Filme Obrigado, chuva. Imagem: divulgação

“Na minha cultura, a terra é tudo. Sem terra, a vida não tem sentido.” A fala, de um Anauk, membro de uma comunidade originária de Gambela, região oeste da Etiópia, foi colhida num campo de refugiados no sul do Sudão, local para onde fugiu, depois de tentar resistir à expulsão operada pelos novos donos da terra, os “investidores”.

Os donos do dinheiro estão de olho nas terras agricultáveis porque “o lucro está lá, no new green gold”, diz um gestor de ativos do mercado financeiro, na maior conferência para investidores agrícolas que acontece na mesma época, início dos anos 10 deste século, em Nova York (EUA).

As duas cenas fazem parte de Burros Mortos Não Temem Hienas, filme finlandês de Joakim Demmer, incluído na temática “Campo”desta 7.ª Mostra Ecofalante de Cinema Ambiental, que busca explorar a atuação de grandes empresas e as mudanças climáticas, com as consequentes lutas pela terra e pela sustentabilidade ambiental em diversas partes do mundo.

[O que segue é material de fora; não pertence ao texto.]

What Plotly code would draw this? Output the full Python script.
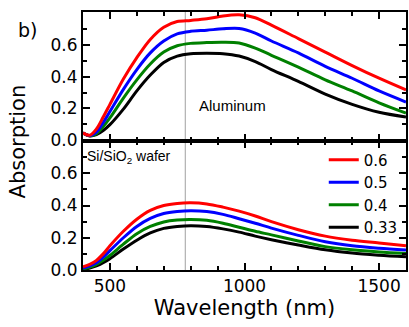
import plotly.graph_objects as go

wavelength = [400, 425, 450, 475, 500, 550, 600, 650, 700, 750, 800, 860, 920, 980, 1040, 1100, 1200, 1300, 1400, 1500, 1600]

labels = ["0.6", "0.5", "0.4", "0.33"]
colors = ["#ff0000", "#0000ff", "#008000", "#000000"]

al_06 = [0.045, 0.03, 0.07, 0.145, 0.225, 0.385, 0.52, 0.635, 0.712, 0.748, 0.755, 0.765, 0.783, 0.79, 0.772, 0.725, 0.64, 0.555, 0.47, 0.39, 0.316]
al_05 = [0.045, 0.028, 0.05, 0.11, 0.18, 0.32, 0.445, 0.55, 0.625, 0.67, 0.686, 0.693, 0.702, 0.704, 0.675, 0.625, 0.55, 0.465, 0.39, 0.31, 0.24]
al_04 = [0.045, 0.027, 0.04, 0.085, 0.14, 0.265, 0.38, 0.48, 0.555, 0.595, 0.61, 0.615, 0.617, 0.612, 0.58, 0.535, 0.46, 0.38, 0.31, 0.235, 0.17]
al_033 = [0.045, 0.026, 0.034, 0.06, 0.097, 0.195, 0.31, 0.41, 0.49, 0.53, 0.545, 0.548, 0.545, 0.53, 0.495, 0.445, 0.37, 0.29, 0.225, 0.175, 0.145]

si_06 = [0.02, 0.035, 0.06, 0.1, 0.15, 0.24, 0.315, 0.37, 0.40, 0.413, 0.417, 0.41, 0.39, 0.365, 0.335, 0.30, 0.25, 0.21, 0.185, 0.168, 0.15]
si_05 = [0.012, 0.025, 0.045, 0.08, 0.12, 0.2, 0.27, 0.32, 0.35, 0.363, 0.368, 0.363, 0.345, 0.318, 0.29, 0.26, 0.215, 0.175, 0.15, 0.135, 0.124]
si_04 = [0.006, 0.018, 0.035, 0.06, 0.09, 0.16, 0.225, 0.27, 0.298, 0.31, 0.313, 0.308, 0.29, 0.265, 0.24, 0.218, 0.18, 0.145, 0.125, 0.112, 0.103]
si_033 = [0.003, 0.012, 0.025, 0.045, 0.07, 0.13, 0.185, 0.23, 0.258, 0.27, 0.275, 0.27, 0.255, 0.235, 0.21, 0.188, 0.155, 0.125, 0.105, 0.092, 0.082]

al_series = [al_06, al_05, al_04, al_033]
si_series = [si_06, si_05, si_04, si_033]

marker_wavelength = 780

FONT = "DejaVu Sans"
LFONT = "Liberation Sans"

fig = go.Figure()

for i in reversed(range(4)):
    fig.add_trace(go.Scatter(x=wavelength, y=al_series[i], mode="lines",
                             line=dict(color=colors[i], width=3, shape="spline", smoothing=0.9),
                             xaxis="x2", yaxis="y2", showlegend=False, hoverinfo="skip"))
for i in reversed(range(4)):
    fig.add_trace(go.Scatter(x=wavelength, y=si_series[i], mode="lines", name=labels[i],
                             line=dict(color=colors[i], width=3, shape="spline", smoothing=0.9),
                             xaxis="x", yaxis="y", showlegend=True))

common_x = dict(range=[400, 1600], showline=True, linewidth=2, linecolor="black",
                ticks="inside", ticklen=7, tickwidth=1.5, tickcolor="black",
                tickvals=[500, 1000, 1500], mirror="ticks", automargin=False,
                minor=dict(ticks="inside", ticklen=4, tickwidth=1.5, tickcolor="black",
                           tickvals=[400, 600, 700, 800, 900, 1100, 1200, 1300, 1400, 1600]),
                showgrid=False, zeroline=False)
common_y = dict(showline=True, linewidth=2, linecolor="black",
                ticks="inside", ticklen=7, tickwidth=1.5, tickcolor="black",
                tickvals=[0, 0.2, 0.4, 0.6], tickformat=".1f", mirror="ticks", automargin=False,
                minor=dict(ticks="inside", ticklen=4, tickwidth=1.5, tickcolor="black",
                           tickvals=[0.1, 0.3, 0.5, 0.7]),
                showgrid=False, zeroline=False,
                tickfont=dict(family=FONT, size=17, color="black"))

fig.update_layout(
    width=409, height=327,
    margin=dict(l=83, r=3, t=12, b=57, autoexpand=False),
    paper_bgcolor="white", plot_bgcolor="white",
    font=dict(family=FONT, color="black"),
    xaxis=dict(**common_x, anchor="y", tickfont=dict(family=FONT, size=17, color="black"),
               title=dict(text="Wavelength (nm)", font=dict(family=FONT, size=21), standoff=3)),
    xaxis2=dict(**common_x, anchor="y2", matches="x", showticklabels=False),
    yaxis=dict(**common_y, domain=[0, 0.5], range=[0, 0.8], anchor="x"),
    yaxis2=dict(**common_y, domain=[0.5, 1], range=[-0.006, 0.808], anchor="x2"),
    legend=dict(x=0.99, y=0.49, xanchor="right", yanchor="top",
                font=dict(family=FONT, size=15), tracegroupgap=0,
                traceorder="reversed", bgcolor="rgba(0,0,0,0)", itemwidth=30),
    showlegend=True,
)

fig.add_shape(type="line", xref="x", yref="paper", x0=marker_wavelength, x1=marker_wavelength,
              y0=0, y1=1, line=dict(color="#a0a0a0", width=1), layer="below")

fig.add_annotation(text="Absorption", xref="paper", yref="paper", x=-0.2, y=0.5,
                   textangle=-90, showarrow=False, font=dict(family=FONT, size=21),
                   xanchor="center", yanchor="middle")
fig.add_annotation(text="b)", xref="paper", yref="paper", x=-0.173, y=0.93,
                   showarrow=False, font=dict(family=FONT, size=19),
                   xanchor="center", yanchor="middle")
fig.add_annotation(text="Aluminum", xref="x2", yref="y2", x=825, y=0.22,
                   showarrow=False, font=dict(family=LFONT, size=15), xanchor="left")
fig.add_annotation(text="Si/SiO<sub>2</sub> wafer", xref="x", yref="y", x=408, y=0.7,
                   showarrow=False, font=dict(family=LFONT, size=14), xanchor="left")

fig.write_html("out.html", config={"displayModeBar": False},
               post_script="document.body.style.margin='0';document.body.style.overflow='hidden';")
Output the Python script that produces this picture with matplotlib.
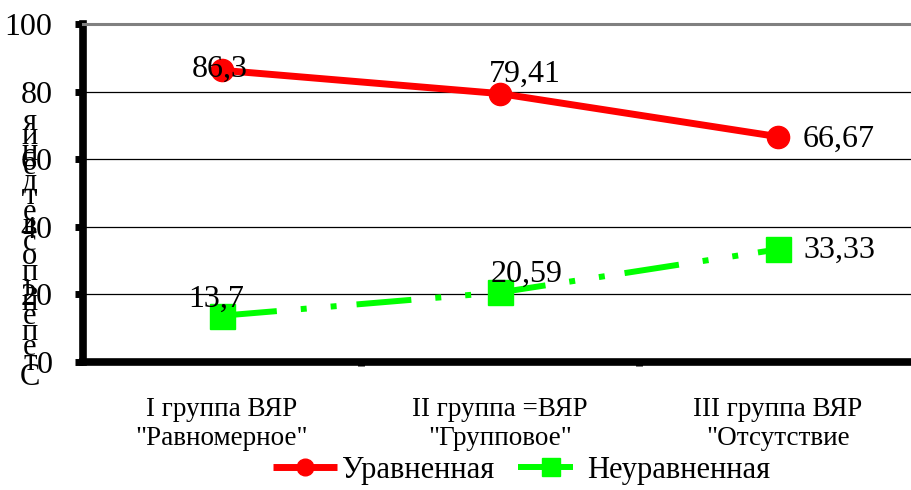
import matplotlib.pyplot as plt

plt.rcParams['font.family'] = ['Liberation Serif', 'DejaVu Serif']
plt.rcParams['lines.scale_dashes'] = False

categories = ['I группа ВЯР\n"Равномерное"', 'II группа =ВЯР\n"Групповое"', 'III группа ВЯР\n"Отсутствие']
even = [86.3, 79.41, 66.67]
uneven = [13.7, 20.59, 33.33]
even_labels = ['86,3', '79,41', '66,67']
uneven_labels = ['13,7', '20,59', '33,33']
yticks = [0, 20, 40, 60, 80, 100]
ylabel_letters = 'яинедтевсопьнепетС'

W, H = 912, 490
fig = plt.figure(figsize=(W / 100, H / 100), dpi=100)
ax = fig.add_axes([83 / W, (H - 362) / H, (W - 83) / W, (362 - 24) / H])

x = range(len(categories))
ax.plot(x, even, color='#ff0000', lw=5, marker='o', ms=16, solid_capstyle='butt',
        label='Уравненная', zorder=3)
ax.plot(x, uneven, color='#00ff00', lw=4.3, marker='s', ms=18, dash_capstyle='butt',
        linestyle=(0, (39.6, 17.3, 4.3, 17.3, 4.3, 14.4)),
        label='Неуравненная', zorder=3)

# data labels (offsets in points)
even_off = [(-1.5, 0.7), (18, 13.7), (44, -2.2)]
uneven_off = [(-4.3, 11.5), (19.4, 13), (44, -0.7)]
for i in x:
    ax.annotate(even_labels[i], (i, even[i]), xytext=even_off[i], textcoords='offset points',
                ha='center', va='center', fontsize=23, zorder=4)
    ax.annotate(uneven_labels[i], (i, uneven[i]), xytext=uneven_off[i], textcoords='offset points',
                ha='center', va='center', fontsize=23, zorder=4)

ax.set_xlim(-0.5, -0.5 + (W - 83) / 278)
ax.set_ylim(0, 100)
ax.set_yticks(yticks)
ax.set_yticklabels([str(v) for v in yticks], fontsize=23)
ax.set_xticks(list(x))
ax.set_xticklabels(categories, fontsize=19.5, linespacing=1.2)
ax.set_xticks([0.5, 1.5], minor=True)
ax.tick_params(axis='x', which='major', length=0, pad=25)
ax.tick_params(axis='x', which='minor', length=3, width=5, color='black')
ax.tick_params(axis='y', length=6, width=5, pad=16, color='black')

ax.yaxis.grid(True, color='black', lw=0.9)
ax.set_axisbelow(True)
ax.spines['right'].set_visible(False)
ax.spines['top'].set_color('#808080')
ax.spines['top'].set_linewidth(2.2)
ax.spines['left'].set_linewidth(5.5)
ax.spines['bottom'].set_linewidth(5.5)

# stacked y-axis title letters
for k, ch in enumerate(ylabel_letters):
    yy = 122 + k * 15
    fig.text(30 / W, 1 - yy / H, ch, ha='center', va='center', fontsize=22)

fig.legend(loc='center', bbox_to_anchor=(0.572, 1 - 470 / H), ncol=2, frameon=False,
           fontsize=22, handlelength=2.1, handletextpad=0.15, columnspacing=0.8,
           markerscale=0.75, borderpad=0)

fig.savefig('out.png', dpi=100)
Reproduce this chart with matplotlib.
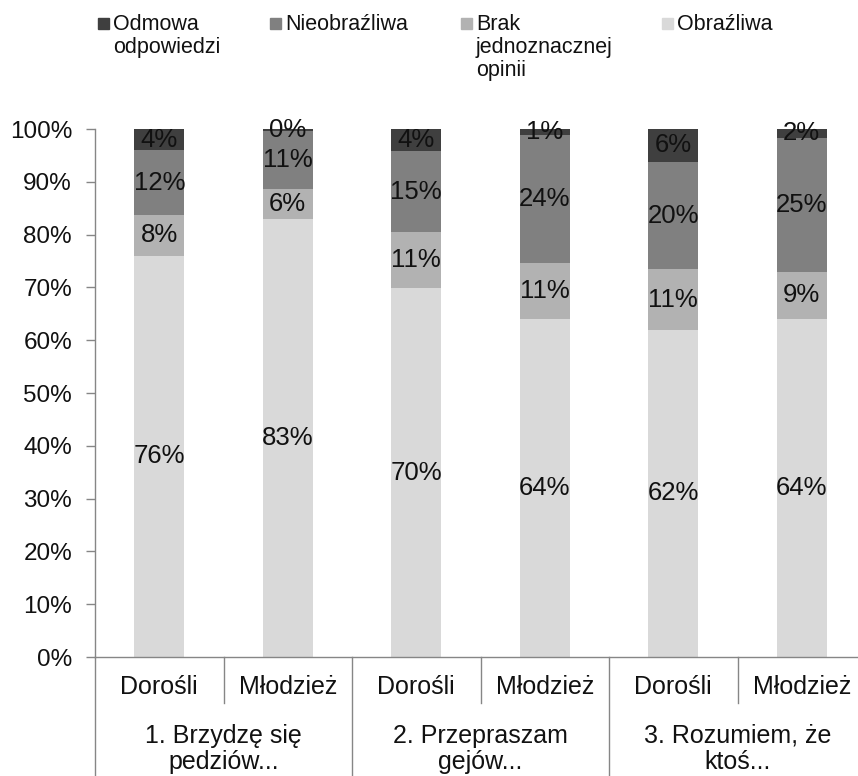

O olho gordo do capital monetário não tem como foco apenas a Etiópia. Há um boom de terras aráveis em todo o mundo. Nas palavras do mesmo gestor financeiro, “o mercado está vendo a agricultura como um ativo real tão interessante e atrativo quanto os imóveis”. Em particular depois da grande crise de 2008/2009, os ativos reais entraram na mira da riqueza financeira e dos investidores institucionais, e a agricultura, assentada na expectativa de que a demanda por alimentos deve dobrar nos próximos 20 anos e de que as terras aráveis disponíveis estão se reduzindo como resultado da urbanização descontrolada, da escassez de água e das próprias mudanças climáticas, despontou como lócus de ganhos superlativos. O enorme crescimento dos preços das commodities agrícolas nos primeiros anos deste século teria dado a senha desta espetacular oportunidade.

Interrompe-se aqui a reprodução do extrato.